4. Sustainable Construction Practices

  •  Sustainably grown lumber:  If feasible, lumber used in the building framing will be certified “sustainably grown” by the forest stewardship council. “Sustainably grown” lumber comes from forests where clear-cutting is not practiced, where logging does not damage habitats or watersheds, and where trees need to be thinned.
  • Advanced framing:  This framing style reduces the amount of wood and large dimensional lumber necessary. It uses studs at 24” on center, minimal headers, and engineered wood members. This allows more space for insulation and higher windows heights, bringing more natural light into the space.
  • Deeper wall framing: 2x6 wall framing at 24” on center creates deeper walls, allowing for better insulated walls.
  • Low-flow plumbing fixtures: low-water-use toilets, faucets, and shower heads provide quality without wasting water. 

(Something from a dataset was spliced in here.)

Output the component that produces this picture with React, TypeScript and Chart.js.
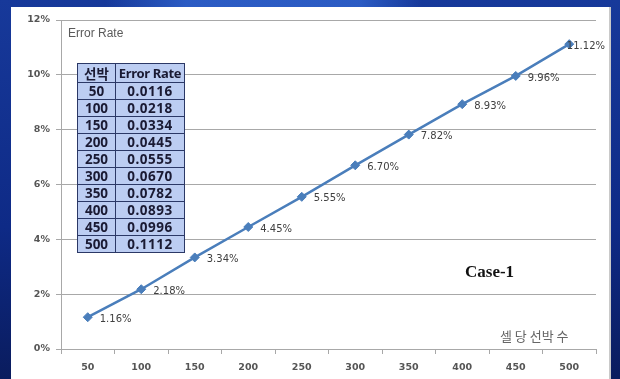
import React, { useEffect, useRef } from "react";
import { Chart, registerables } from "chart.js";

Chart.register(...registerables);

const categories = ["50", "100", "150", "200", "250", "300", "350", "400", "450", "500"];
const errorRates = [0.0116, 0.0218, 0.0334, 0.0445, 0.0555, 0.067, 0.0782, 0.0893, 0.0996, 0.1112];
const tableHeader = ["선박", "Error Rate"];
const yAxisTitle = "Error Rate";
const xAxisTitle = "셀 당 선박 수";
const caseLabel = "Case-1";

const LINE_COLOR = "#4a7ebb";
const GRID_COLOR = "#a8a8a8";

const dataLabelPlugin = {
  id: "pointLabels",
  afterDatasetsDraw(chart: any) {
    const ctx = chart.ctx;
    const meta = chart.getDatasetMeta(0);
    const values = chart.data.datasets[0].data as number[];
    ctx.save();
    ctx.font = '10px "DejaVu Sans"';
    ctx.fillStyle = "#404040";
    ctx.textBaseline = "middle";
    ctx.textAlign = "left";
    meta.data.forEach((pt: any, i: number) => {
      const text = (values[i] * 100).toFixed(2) + "%";
      const w = ctx.measureText(text).width;
      const x = Math.min(pt.x + 12, chart.width - 15 - w);
      ctx.fillText(text, x, pt.y + 2);
    });
    ctx.restore();
  },
};

export default function App() {
  const canvasRef = useRef<HTMLCanvasElement | null>(null);

  useEffect(() => {
    if (!canvasRef.current) return;
    const chart = new Chart(canvasRef.current, {
      type: "line",
      data: {
        labels: categories,
        datasets: [
          {
            data: errorRates,
            borderColor: LINE_COLOR,
            backgroundColor: LINE_COLOR,
            borderWidth: 2.5,
            pointStyle: "rectRot",
            pointRadius: 4.5,
            pointBorderWidth: 1,
            pointBackgroundColor: LINE_COLOR,
            pointBorderColor: LINE_COLOR,
            tension: 0,
          },
        ],
      },
      options: {
        responsive: false,
        animation: false,
        layout: { padding: { left: 21, top: 20, right: 24, bottom: 0 } },
        plugins: {
          legend: { display: false },
          tooltip: { enabled: false },
        },
        scales: {
          x: {
            type: "category",
            offset: true,
            grid: {
              offset: true,
              drawOnChartArea: false,
              drawTicks: true,
              tickLength: 5,
              color: GRID_COLOR,
            },
            border: { color: GRID_COLOR, width: 1 },
            ticks: {
              color: "#555",
              font: { family: "DejaVu Sans", size: 9.5, weight: "bold" },
              padding: 8,
              maxRotation: 0,
            },
            afterFit(scale: any) {
              scale.height = 30;
            },
          },
          y: {
            min: 0,
            max: 0.12,
            grid: {
              color: GRID_COLOR,
              lineWidth: 1,
              drawTicks: true,
              tickLength: 5,
            },
            border: { color: GRID_COLOR, width: 1 },
            ticks: {
              stepSize: 0.02,
              color: "#555",
              font: { family: "DejaVu Sans", size: 9.5, weight: "bold" },
              padding: 6,
              callback: (v: any) => Math.round(Number(v) * 100) + "%",
            },
            afterFit(scale: any) {
              scale.width = 40;
            },
          },
        },
      },
      plugins: [dataLabelPlugin],
    } as any);
    return () => chart.destroy();
  }, []);

  const cellBorder = "1px solid #2b3866";
  const cellStyle: React.CSSProperties = {
    border: cellBorder,
    padding: 0,
    textAlign: "center",
    height: 16,
    lineHeight: "16px",
    whiteSpace: "nowrap",
    overflow: "hidden",
  };

  return (
    <div
      style={{
        position: "fixed",
        left: 0,
        top: 0,
        width: 620,
        height: 379,
        overflow: "hidden",
        background:
          "linear-gradient(90deg, rgba(40,90,200,0) 0%, rgba(40,90,200,0) 17%, rgba(45,95,200,0.9) 30%, rgba(45,95,200,0.9) 58%, rgba(10,30,90,0) 68%), linear-gradient(180deg, #17399a 0%, #0e2a86 60%, #0a1c5e 100%)",
      }}
    >
      <div
        style={{
          position: "absolute",
          left: 11,
          top: 7,
          width: 598,
          height: 380,
          background: "#ffffff",
          borderRight: "2px solid #c9c9c9",
          boxSizing: "content-box",
        }}
      />
      <canvas
        ref={canvasRef}
        width={620}
        height={379}
        style={{ position: "absolute", left: 0, top: 0, display: "block" }}
      />
      <div
        style={{
          position: "absolute",
          left: 68,
          top: 26,
          fontFamily: '"Liberation Sans", Arial, sans-serif',
          fontSize: 12,
          lineHeight: "14px",
          color: "#5a5a5a",
          whiteSpace: "nowrap",
        }}
      >
        {yAxisTitle}
      </div>
      <table
        style={{
          position: "absolute",
          left: 77,
          top: 63,
          width: 107,
          borderCollapse: "collapse",
          tableLayout: "fixed",
          background: "#bccdf2",
          fontFamily: '"Noto Sans", "Noto Sans CJK KR", sans-serif',
          fontWeight: "bold",
          fontSize: 13.5,
          color: "#1a1a33",
        }}
      >
        <colgroup>
          <col style={{ width: 38 }} />
          <col style={{ width: 69 }} />
        </colgroup>
        <tbody>
          <tr>
            <td style={{ ...cellStyle, height: 18, lineHeight: "18px", fontFamily: '"Noto Sans CJK KR", sans-serif' }}>
              {tableHeader[0]}
            </td>
            <td style={{ ...cellStyle, height: 18, lineHeight: "18px", fontSize: 13, letterSpacing: -0.3 }}>
              {tableHeader[1]}
            </td>
          </tr>
          {categories.map((c, i) => (
            <tr key={c}>
              <td style={cellStyle}>{c}</td>
              <td style={{ ...cellStyle, letterSpacing: 0.5 }}>{errorRates[i].toFixed(4)}</td>
            </tr>
          ))}
        </tbody>
      </table>
      <div
        style={{
          position: "absolute",
          left: 465,
          top: 262,
          fontFamily: '"Liberation Serif", "DejaVu Serif", serif',
          fontWeight: "bold",
          fontSize: 17,
          lineHeight: "20px",
          color: "#111",
          whiteSpace: "nowrap",
        }}
      >
        {caseLabel}
      </div>
      <div
        style={{
          position: "absolute",
          left: 500,
          top: 327,
          fontFamily: '"Noto Sans CJK KR", sans-serif',
          fontSize: 13,
          lineHeight: "18px",
          color: "#666",
          whiteSpace: "nowrap",
        }}
      >
        {xAxisTitle}
      </div>
    </div>
  );
}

5. Sustainable Community Living

  • Community education: Ongoing community education is essential to the creation and maintenance of a sustainable community. Discussion and education (at least annually) on ways to reduce energy, water, and resource consumption will be an integral part of community interaction and energy savings.
  • Shared resources: Drawing from a common pool of resources, members of the community will use less and have access to more. One lawn mower for 30 homes, one pool for 30 homes, etc. 
  • Walk to community: Our project brings people closer to their friends and community. Necessary services will be in close proximity to the homes, lessening peoples’ dependence on automobiles and fostering a more sustainable lifestyle and community.
  • Recycling: By developing a community consciousness focused on enhanced recycling, a significant amount of waste generated by the community can be kept out of landfills. (One 18-unit cohousing community generates as much solid waste as a single family house nearby.)